Prompted by “The FBI Wants the Key to Your Data”: http://reason.com/archives/2015/07/15/the-fbi-wants-the-key-to-your-data
I have visiting family today, and much else to do, so I’ll keep my opinion simple here.
“FBI Director James Comey argued that data should never be transmitted or stored in a way that frustrates government snooping.
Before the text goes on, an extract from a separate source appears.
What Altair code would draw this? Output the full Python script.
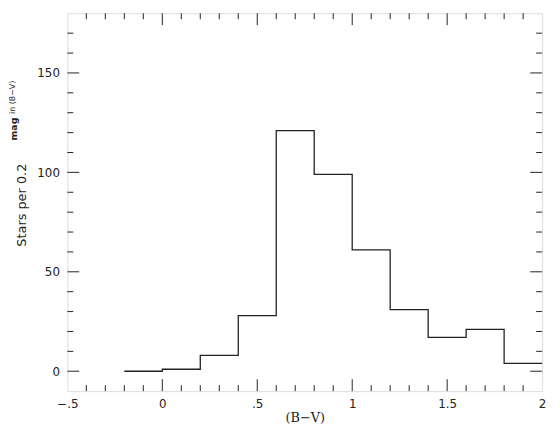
import altair as alt
import pandas as pd

# Histogram: bin edges (B-V) and counts per 0.2 mag bin
bin_edges = [-0.2, 0.0, 0.2, 0.4, 0.6, 0.8, 1.0, 1.2, 1.4, 1.6, 1.8, 2.0]
counts = [0, 1, 8, 28, 121, 99, 61, 31, 17, 21, 4]

x_major = [0.0, 0.5, 1.0, 1.5]
x_minor = [-0.4, -0.3, -0.2, -0.1, 0.1, 0.2, 0.3, 0.4, 0.6, 0.7, 0.8, 0.9,
           1.1, 1.2, 1.3, 1.4, 1.6, 1.7, 1.8, 1.9]
y_major = [0, 50, 100, 150]
y_minor = [10, 20, 30, 40, 60, 70, 80, 90, 110, 120, 130, 140, 160, 170]
x_labels = [-0.5, 0, 0.5, 1, 1.5, 2]

x_title = "(B−V)"
y_title_main = "Stars per 0.2"
y_title_mag = "mag"
y_title_in = "in (B−V)"

W, H = 480, 382
FONT = "DejaVu Sans"
INK = "#222222"

step_df = pd.DataFrame({"x": bin_edges, "y": counts + [counts[-1]]})

xs = alt.Scale(domain=[-0.5, 2.0], nice=False, zero=False)
ys = alt.Scale(domain=[-10, 180], nice=False, zero=False)

label_expr = ("datum.value == -0.5 ? '−.5' : datum.value == 0 ? '0' : "
              "datum.value == 0.5 ? '.5' : datum.value == 1 ? '1' : "
              "datum.value == 1.5 ? '1.5' : '2'")

line = alt.Chart(step_df).mark_line(
    interpolate="step-after", color=INK, strokeWidth=1.3
).encode(
    x=alt.X("x:Q", scale=xs, title=x_title,
            axis=alt.Axis(values=x_labels, ticks=False, domain=False, grid=False,
                          labelFlush=False, labelOverlap=False, labelPadding=8,
                          labelFontSize=12, labelFont=FONT, labelColor=INK,
                          titleFont="DejaVu Serif", titleFontSize=13,
                          titleFontWeight="normal", titleColor=INK, titlePadding=2,
                          labelExpr=label_expr)),
    y=alt.Y("y:Q", scale=ys, title=None,
            axis=alt.Axis(values=y_major, ticks=False, domain=False, grid=False,
                          labelPadding=8, labelFontSize=12, labelFont=FONT,
                          labelColor=INK)),
)

def xticks(vals, y0, y1):
    return alt.Chart(pd.DataFrame({"p": vals})).mark_rule(color=INK, strokeWidth=1).encode(
        x=alt.X("p:Q", scale=xs), y=alt.value(y0), y2=alt.value(y1))

def yticks(vals, x0, x1):
    return alt.Chart(pd.DataFrame({"p": vals})).mark_rule(color=INK, strokeWidth=1).encode(
        y=alt.Y("p:Q", scale=ys), x=alt.value(x0), x2=alt.value(x1))

ticks = [
    xticks(x_major, H, H - 12), xticks(x_minor, H, H - 6),
    xticks(x_major, 0, 12), xticks(x_minor, 0, 6),
    yticks(y_major, 0, 12), yticks(y_minor, 0, 6),
    yticks(y_major, W, W - 12), yticks(y_minor, W, W - 6),
]

title_df = pd.DataFrame({"t": [0]})
t_main = alt.Chart(title_df).mark_text(
    angle=270, font=FONT, fontSize=13, color=INK, align="center", baseline="middle"
).encode(x=alt.value(-46), y=alt.value(194), text=alt.value(y_title_main))
t_mag = alt.Chart(title_df).mark_text(
    angle=270, font=FONT, fontSize=9.5, fontWeight="bold", color=INK,
    align="center", baseline="middle"
).encode(x=alt.value(-54), y=alt.value(117), text=alt.value(y_title_mag))
t_in = alt.Chart(title_df).mark_text(
    angle=270, font=FONT, fontSize=8, color=INK,
    align="center", baseline="middle"
).encode(x=alt.value(-55), y=alt.value(85), text=alt.value(y_title_in))

chart = alt.layer(line, *ticks, t_main, t_mag, t_in).properties(
    width=W, height=H,
    autosize=alt.AutoSizeParams(type="none"),
    padding={"left": 60, "top": 3, "right": 10, "bottom": 40},
).configure_view(stroke=INK, strokeWidth=1.3).configure(background="white")

chart.save("out.html", embed_options={"renderer": "svg", "actions": False})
Comey warned that encryption is a boon to criminals and therefore must be designed so that law enforcement agencies can decode it when the need arises.”
That assumes that criminality and government are mutually exclusive, which history demonstrates to the contrary often enough to outright condemn the notion of Certain Cryptography Prohibition for the ironic sake of preventing abusive law.
Note the use of the word “Prohibition”. Certain Drug Prohibition doesn’t even form a “drug free” prison system, and nonetheless does not correspond with drug use/abuse reduction.
Rest assured that laws limiting cryptography options will not be followed by people whom break laws, so having those keys can only serve the purpose of convenient government snooping on law-abiding citizens’ lives.
Perhaps if law enforcement would end their addiction to Certain Drug Prohibition (e.g. stop deceiving and stealing taxpayer money from the public to get their fix), they would have enough resources to meet the ever-oncoming challenges of a rapidly increasing technological world in which the users and abusers have access to more and better technology.